-- Begin Records for the exercise --

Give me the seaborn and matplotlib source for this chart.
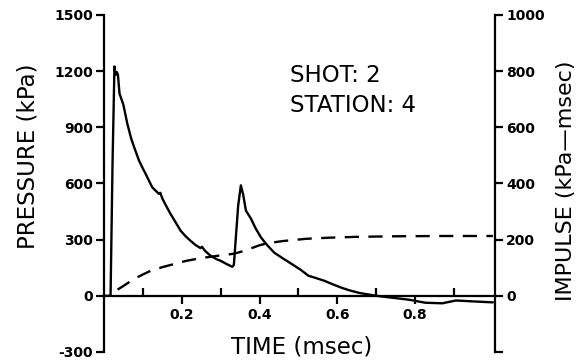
import numpy as np
import pandas as pd
import matplotlib
matplotlib.use('Agg')
import matplotlib.pyplot as plt
from matplotlib.ticker import FixedLocator
import seaborn as sns

# pressure trace (kPa) vs time (msec)
p_time = [0.0, 0.017, 0.022, 0.027, 0.030, 0.033, 0.036, 0.040, 0.045, 0.050,
          0.060, 0.070, 0.080, 0.090, 0.100, 0.107, 0.124, 0.141, 0.145, 0.150,
          0.160, 0.171, 0.185, 0.197, 0.210, 0.222, 0.235, 0.248, 0.252, 0.260,
          0.274, 0.290, 0.300, 0.315, 0.330, 0.334, 0.345, 0.352, 0.358, 0.365,
          0.378, 0.390, 0.404, 0.420, 0.438, 0.460, 0.482, 0.505, 0.526, 0.545,
          0.567, 0.590, 0.611, 0.630, 0.655, 0.680, 0.700, 0.740, 0.785, 0.826,
          0.870, 0.905, 0.950, 1.000]
pressure = [0, 0, 700, 1225, 1180, 1195, 1180, 1080, 1050, 1020,
            920, 840, 780, 723, 680, 652, 580, 545, 550, 520,
            480, 438, 390, 348, 318, 295, 272, 255, 262, 240,
            214, 195, 187, 170, 155, 165, 480, 590, 540, 455,
            412, 360, 311, 270, 230, 200, 171, 140, 107, 95,
            80, 60, 43, 30, 16, 7, 0, -10, -21, -37,
            -40, -25, -30, -35]

# impulse (kPa-msec)
i_time = [0.035, 0.05, 0.077, 0.10, 0.12, 0.15, 0.18, 0.21, 0.248, 0.29,
          0.335, 0.36, 0.38, 0.40, 0.42, 0.46, 0.52, 0.58, 0.65, 0.75,
          0.87, 1.0]
impulse = [22, 35, 60, 76, 89, 102, 113, 124, 134, 142,
           150, 160, 170, 180, 187, 195, 203, 207, 210, 212,
           213, 213]

p_ticks = [-300, 0, 300, 600, 900, 1200, 1500]
i_ticks = [-200, 0, 200, 400, 600, 800, 1000]
i_ticklabels = ['', '0', '200', '400', '600', '800', '1000']
t_major = [0.2, 0.4, 0.6, 0.8]
t_minor = [0.1, 0.3, 0.5, 0.7, 0.9]

sns.set_style('white')
plt.rcParams['font.family'] = ['DejaVu Sans']
plt.rcParams['text.color'] = 'black'
plt.rcParams['xtick.color'] = 'black'
plt.rcParams['ytick.color'] = 'black'
plt.rcParams['axes.labelcolor'] = 'black'

fig = plt.figure(figsize=(5.84, 3.61), dpi=100)
ax = fig.add_axes([0.178, 0.025, 0.670, 0.9335])
ax2 = ax.twinx()

p_df = pd.DataFrame({'t': p_time, 'p': pressure})
i_df = pd.DataFrame({'t': i_time, 'i': impulse})

sns.lineplot(data=p_df, x='t', y='p', ax=ax, color='black', lw=1.7,
             estimator=None, sort=False)
sns.lineplot(data=i_df, x='t', y='i', ax=ax2, color='black', lw=1.7,
             estimator=None, sort=False, dashes=False)
ax2.lines[0].set_dashes((6, 4))

ax.set_xlim(0, 1.006)
ax.set_ylim(-300, 1500)
ax2.set_ylim(-200, 1000)

# spines
for s in ['top', 'right']:
    ax.spines[s].set_visible(False)
for s in ['top', 'left', 'bottom']:
    ax2.spines[s].set_visible(False)
ax.spines['bottom'].set_position(('data', 0))
for sp in [ax.spines['left'], ax.spines['bottom'], ax2.spines['right']]:
    sp.set_linewidth(1.6)
    sp.set_color('black')

# ticks
ax.set_yticks(p_ticks)
ax.set_yticklabels([str(v) for v in p_ticks])
ax2.set_yticks(i_ticks)
ax2.set_yticklabels(i_ticklabels)
ax.xaxis.set_major_locator(FixedLocator(t_major))
ax.xaxis.set_minor_locator(FixedLocator(t_minor))
ax.set_xticklabels([f'{v:.1f}' for v in t_major])

ax.tick_params(axis='y', which='major', direction='out', length=6, width=1.6,
               pad=2, labelsize=10, left=True)
ax2.tick_params(axis='y', which='major', direction='out', length=6, width=1.6,
                pad=2, labelsize=10, right=True)
ax.tick_params(axis='x', which='major', direction='out', length=6, width=1.6,
               pad=3, labelsize=10, bottom=True)
ax.tick_params(axis='x', which='minor', direction='in', length=6, width=1.6,
               bottom=True)
for lab in ax.get_xticklabels() + ax.get_yticklabels() + ax2.get_yticklabels():
    lab.set_fontweight('bold')

ax.set_xlabel('')
ax.set_ylabel('')
ax2.set_ylabel('')

fig.text(0.517, 0.039, 'TIME (msec)', ha='center', va='center', fontsize=16.5)
fig.text(0.048, 0.568, 'PRESSURE (kPa)', ha='center', va='center',
         rotation=90, fontsize=16.5)
fig.text(0.969, 0.499, 'IMPULSE (kPa\u2014msec)', ha='center', va='center',
         rotation=90, fontsize=16)
fig.text(0.497, 0.792, 'SHOT: 2', ha='left', va='center', fontsize=16.5)
fig.text(0.497, 0.709, 'STATION: 4', ha='left', va='center', fontsize=16.5)

fig.savefig('out.png', dpi=100)
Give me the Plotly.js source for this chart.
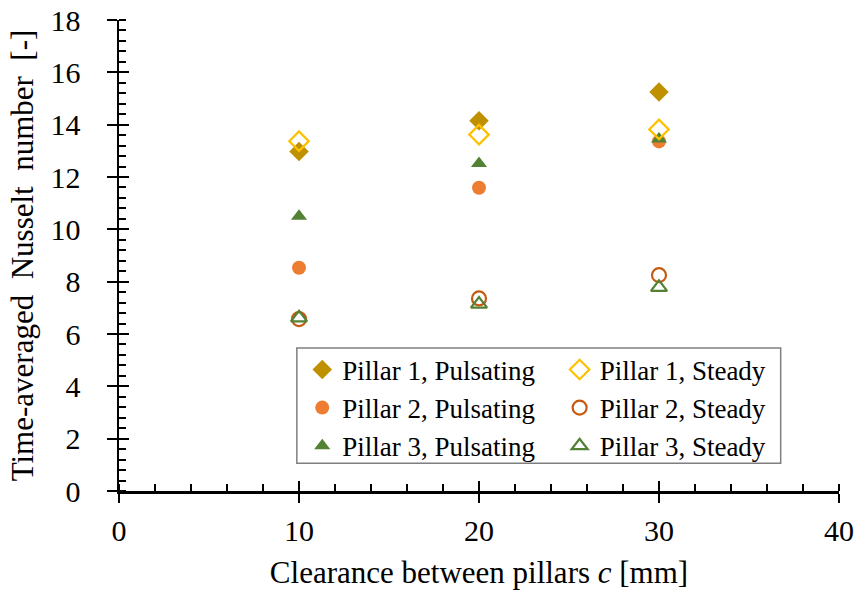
<!DOCTYPE html>
<html>
<head>
<meta charset="utf-8">
<script src="https://cdn.plot.ly/plotly-3.0.1.min.js"></script>
<style>html,body{margin:0;padding:0;background:#fff;}#chart{width:861px;height:599px;}</style>
</head>
<body>
<div id="chart"></div>
<script>
// Data
const clearance = [10, 20, 30];
const pillar1Pulsating = [12.97, 14.15, 15.25];
const pillar1Steady = [13.37, 13.62, 13.82];
const pillar2Pulsating = [8.53, 11.59, 13.36];
const pillar2Steady = [6.57, 7.36, 8.25];
const pillar3Pulsating = [10.5, 12.52, 13.45];
const pillar3Steady = [6.62, 7.14, 7.78];
const seriesNames = [
  'Pillar 1, Pulsating', 'Pillar 1, Steady',
  'Pillar 2, Pulsating', 'Pillar 2, Steady',
  'Pillar 3, Pulsating', 'Pillar 3, Steady'
];
const xTickVals = [0, 10, 20, 30, 40];
const yTickVals = [0, 2, 4, 6, 8, 10, 12, 14, 16, 18];

const font = '"Times New Roman", "Liberation Serif", Times, serif';

function tr(name, y, symbol, color, open, legend, group) {
  return {
    type: 'scatter', mode: 'markers', name: name, x: clearance, y: y,
    legend: legend, legendgroup: group,
    marker: {
      symbol: symbol, size: symbol.indexOf('diamond') === 0 ? 15 : 14,
      color: color,
      line: {color: color, width: open ? 2.2 : 0}
    }
  };
}

const data = [
  tr(seriesNames[0], pillar1Pulsating, 'diamond', '#BF9000', false, 'legend', 'a'),
  tr(seriesNames[2], pillar2Pulsating, 'circle', '#ED7D31', false, 'legend', 'b'),
  tr(seriesNames[4], pillar3Pulsating, 'triangle-up', '#548235', false, 'legend', 'c'),
  tr(seriesNames[1], pillar1Steady, 'diamond-open', '#FFC000', true, 'legend2', 'd'),
  tr(seriesNames[3], pillar2Steady, 'circle-open', '#C55A11', true, 'legend2', 'e'),
  tr(seriesNames[5], pillar3Steady, 'triangle-up-open', '#548235', true, 'legend2', 'f')
];

const legendCommon = {
  orientation: 'v', traceorder: 'grouped', tracegroupgap: 0,
  bgcolor: 'rgba(0,0,0,0)', borderwidth: 0,
  font: {family: font, size: 27, color: '#000'},
  yanchor: 'top', xanchor: 'left', y: 0.309
};

const layout = {
  width: 861, height: 599,
  margin: {l: 119, r: 22, t: 20, b: 108},
  paper_bgcolor: '#fff', plot_bgcolor: '#fff',
  font: {family: font, size: 30, color: '#000'},
  showlegend: true,
  legend: Object.assign({}, legendCommon, {x: 0.2545}),
  legend2: Object.assign({}, legendCommon, {x: 0.612}),
  xaxis: {
    range: [0, 40], tickvals: xTickVals, ticks: 'outside', ticklen: 9, tickwidth: 2, tickcolor: '#000',
    minor: {dtick: 2, ticks: 'inside', ticklen: 7, tickwidth: 2, tickcolor: '#000', showgrid: false},
    showline: true, linecolor: '#000', linewidth: 2.5, showgrid: false, zeroline: false,
    ticklabelstandoff: 2,
    tickfont: {family: font, size: 30, color: '#000'},
    title: {text: 'Clearance between pillars <i>c</i> [mm]', font: {family: font, size: 31, color: '#000'}, standoff: 16}
  },
  xaxis2: {
    overlaying: 'x', anchor: 'y', side: 'bottom', range: [0, 40],
    tickvals: xTickVals, ticks: 'inside', ticklen: 10, tickwidth: 2, tickcolor: '#000',
    showticklabels: false, showgrid: false, zeroline: false, showline: false
  },
  yaxis: {
    range: [0, 18], tickvals: yTickVals, ticks: 'outside', ticklen: 10, tickwidth: 2, tickcolor: '#000',
    minor: {dtick: 0.4, ticks: 'inside', ticklen: 7, tickwidth: 2, tickcolor: '#000', showgrid: false},
    showline: true, linecolor: '#000', linewidth: 2.5, showgrid: false, zeroline: false,
    ticklabelstandoff: 20,
    tickfont: {family: font, size: 30, color: '#000'},
    title: {text: 'Time-averaged  Nusselt  number  [-]', font: {family: font, size: 31, color: '#000'}, standoff: 8}
  },
  yaxis2: {
    overlaying: 'y', anchor: 'x', side: 'left', range: [0, 18],
    tickvals: yTickVals, ticks: 'inside', ticklen: 10, tickwidth: 2, tickcolor: '#000',
    showticklabels: false, showgrid: false, zeroline: false, showline: false
  },
  shapes: [{
    type: 'rect', xref: 'paper', yref: 'paper', x0: 0.247, x1: 0.919, y0: 0.059, y1: 0.3036,
    line: {color: '#7f7f7f', width: 1.5}, fillcolor: '#fff', layer: 'below'
  }]
};

// invisible trace bound to the overlay axes so that their inside ticks are drawn
data.push({type: 'scatter', mode: 'markers', x: [null], y: [null], xaxis: 'x2', yaxis: 'y2', showlegend: false, hoverinfo: 'skip'});

Plotly.newPlot('chart', data, layout, {staticPlot: true});
</script>
</body>
</html>
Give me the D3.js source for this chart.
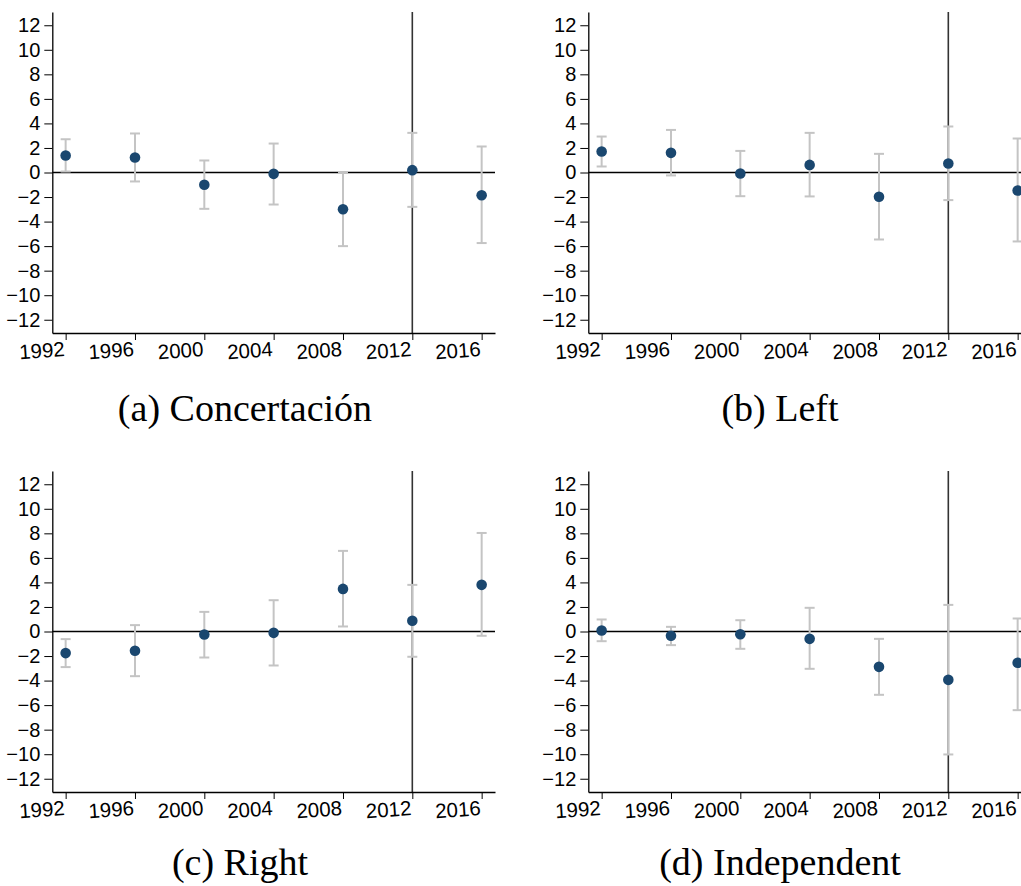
<!DOCTYPE html>
<html>
<head>
<meta charset="utf-8">
<script src="https://cdn.jsdelivr.net/npm/d3@7"></script>
<style>
  html, body { margin: 0; padding: 0; background: #fff; }
  svg { display: block; }
  .tk text { font-family: 'Liberation Sans', Arial, sans-serif; fill: #000; }
</style>
</head>
<body>
<svg id="chart" width="1021" height="886"></svg>
<script>
// ---- Data ----
const years = [1992, 1996, 2000, 2004, 2008, 2012, 2016];
const yTicks = [-12, -10, -8, -6, -4, -2, 0, 2, 4, 6, 8, 10, 12];

const concertacionEst = [1.38, 1.22, -1.00, -0.11, -2.99, 0.19, -1.85];
const concertacionLo  = [0.08, -0.73, -2.96, -2.61, -6.00, -2.80, -5.75];
const concertacionHi  = [2.71, 3.18, 0.98, 2.36, 0.00, 3.23, 2.12];

const leftEst = [1.71, 1.60, -0.08, 0.62, -1.98, 0.73, -1.47];
const leftLo  = [0.49, -0.24, -1.93, -1.95, -5.46, -2.25, -5.62];
const leftHi  = [2.93, 3.47, 1.76, 3.23, 1.52, 3.75, 2.77];

const rightEst = [-1.76, -1.57, -0.24, -0.11, 3.47, 0.87, 3.80];
const rightLo  = [-2.90, -3.64, -2.12, -2.77, 0.41, -2.06, -0.35];
const rightHi  = [-0.62, 0.52, 1.60, 2.55, 6.57, 3.80, 8.03];

const indepEst = [0.08, -0.35, -0.22, -0.60, -2.88, -3.94, -2.55];
const indepLo  = [-0.79, -1.11, -1.41, -3.04, -5.16, -10.02, -6.41];
const indepHi  = [0.98, 0.38, 0.92, 1.93, -0.60, 2.17, 1.06];

const captions = ["(a) Concertación", "(b) Left", "(c) Right", "(d) Independent"];
const refYear = 2012;

// ---- Layout ----
const panels = [
  { est: concertacionEst, lo: concertacionLo, hi: concertacionHi, left: 52.3, top: 12, cap: captions[0], capX: 245, capY: 421 },
  { est: leftEst, lo: leftLo, hi: leftHi, left: 588.3, top: 12, cap: captions[1], capX: 780, capY: 421 },
  { est: rightEst, lo: rightLo, hi: rightHi, left: 52.3, top: 471, cap: captions[2], capX: 240, capY: 875 },
  { est: indepEst, lo: indepLo, hi: indepHi, left: 588.3, top: 471, cap: captions[3], capX: 780, capY: 875 }
];
const W = 442.7, H = 321;
const svg = d3.select("#chart");

panels.forEach(p => {
  const g = svg.append("g").attr("transform", `translate(${p.left},${p.top})`);
  const x = d3.scaleLinear().domain([1991.23, 2016.77]).range([0, W]);
  const y = d3.scaleLinear().domain([-13.08, 13.08]).range([H, 0]);

  // zero line
  g.append("line").attr("x1", 0).attr("x2", W)
    .attr("y1", y(0)).attr("y2", y(0))
    .attr("stroke", "#000").attr("stroke-width", 1.6);

  // reference vertical line
  g.append("line").attr("x1", x(refYear)).attr("x2", x(refYear))
    .attr("y1", 0).attr("y2", H)
    .attr("stroke", "#333").attr("stroke-width", 1.6);

  const rows = years.map((yr, i) => ({ yr, est: p.est[i], lo: p.lo[i], hi: p.hi[i] }));

  // error bars
  const eb = g.append("g").attr("stroke", "#c4c4c4").attr("stroke-width", 2).attr("fill", "none");
  rows.forEach(d => {
    eb.append("line").attr("x1", x(d.yr)).attr("x2", x(d.yr)).attr("y1", y(d.lo)).attr("y2", y(d.hi));
    eb.append("line").attr("x1", x(d.yr) - 5).attr("x2", x(d.yr) + 5).attr("y1", y(d.lo)).attr("y2", y(d.lo));
    eb.append("line").attr("x1", x(d.yr) - 5).attr("x2", x(d.yr) + 5).attr("y1", y(d.hi)).attr("y2", y(d.hi));
  });

  // points
  g.selectAll("circle.pt").data(rows).enter().append("circle")
    .attr("class", "pt")
    .attr("cx", d => x(d.yr)).attr("cy", d => y(d.est))
    .attr("r", 5.3).attr("fill", "#1a476f");

  // y axis
  const ya = g.append("g").attr("class", "tk")
    .call(d3.axisLeft(y).tickValues(yTicks).tickSize(8).tickPadding(4).tickSizeOuter(0));
  ya.attr("font-size", null).attr("font-family", null);
  ya.select(".domain").attr("stroke", "#000").attr("stroke-width", 1.3);
  ya.selectAll(".tick line").attr("stroke", "#000").attr("stroke-width", 1);
  ya.selectAll(".tick text").style("font-size", "20px");

  // x axis
  const xa = g.append("g").attr("class", "tk").attr("transform", `translate(0,${H})`)
    .call(d3.axisBottom(x).tickValues(years).tickFormat(d3.format("d")).tickSize(7).tickSizeOuter(0));
  xa.attr("font-size", null).attr("font-family", null);
  xa.select(".domain").attr("stroke", "#000").attr("stroke-width", 1.3);
  xa.selectAll(".tick line").attr("stroke", "#000").attr("stroke-width", 1);
  xa.selectAll(".tick text")
    .style("font-size", "20.5px")
    .attr("text-anchor", "end")
    .attr("x", -1).attr("y", 23).attr("dy", 0)
    .attr("transform", "rotate(-4, 0, 23)");

  // caption
  svg.append("text").attr("x", p.capX).attr("y", p.capY)
    .attr("text-anchor", "middle")
    .attr("font-family", "'Liberation Serif', 'Times New Roman', serif")
    .attr("font-size", 38).attr("fill", "#000")
    .text(p.cap);
});
</script>
</body>
</html>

-- End Records for the exercise --

**The request**
Give back exactly the lines from the first line of the data through the line with "-40, -25, -30, -35]", pictures excluded.

**Exercise solution**
Give me the seaborn and matplotlib source for this chart.
import numpy as np
import pandas as pd
import matplotlib
matplotlib.use('Agg')
import matplotlib.pyplot as plt
from matplotlib.ticker import FixedLocator
import seaborn as sns

# pressure trace (kPa) vs time (msec)
p_time = [0.0, 0.017, 0.022, 0.027, 0.030, 0.033, 0.036, 0.040, 0.045, 0.050,
          0.060, 0.070, 0.080, 0.090, 0.100, 0.107, 0.124, 0.141, 0.145, 0.150,
          0.160, 0.171, 0.185, 0.197, 0.210, 0.222, 0.235, 0.248, 0.252, 0.260,
          0.274, 0.290, 0.300, 0.315, 0.330, 0.334, 0.345, 0.352, 0.358, 0.365,
          0.378, 0.390, 0.404, 0.420, 0.438, 0.460, 0.482, 0.505, 0.526, 0.545,
          0.567, 0.590, 0.611, 0.630, 0.655, 0.680, 0.700, 0.740, 0.785, 0.826,
          0.870, 0.905, 0.950, 1.000]
pressure = [0, 0, 700, 1225, 1180, 1195, 1180, 1080, 1050, 1020,
            920, 840, 780, 723, 680, 652, 580, 545, 550, 520,
            480, 438, 390, 348, 318, 295, 272, 255, 262, 240,
            214, 195, 187, 170, 155, 165, 480, 590, 540, 455,
            412, 360, 311, 270, 230, 200, 171, 140, 107, 95,
            80, 60, 43, 30, 16, 7, 0, -10, -21, -37,
            -40, -25, -30, -35]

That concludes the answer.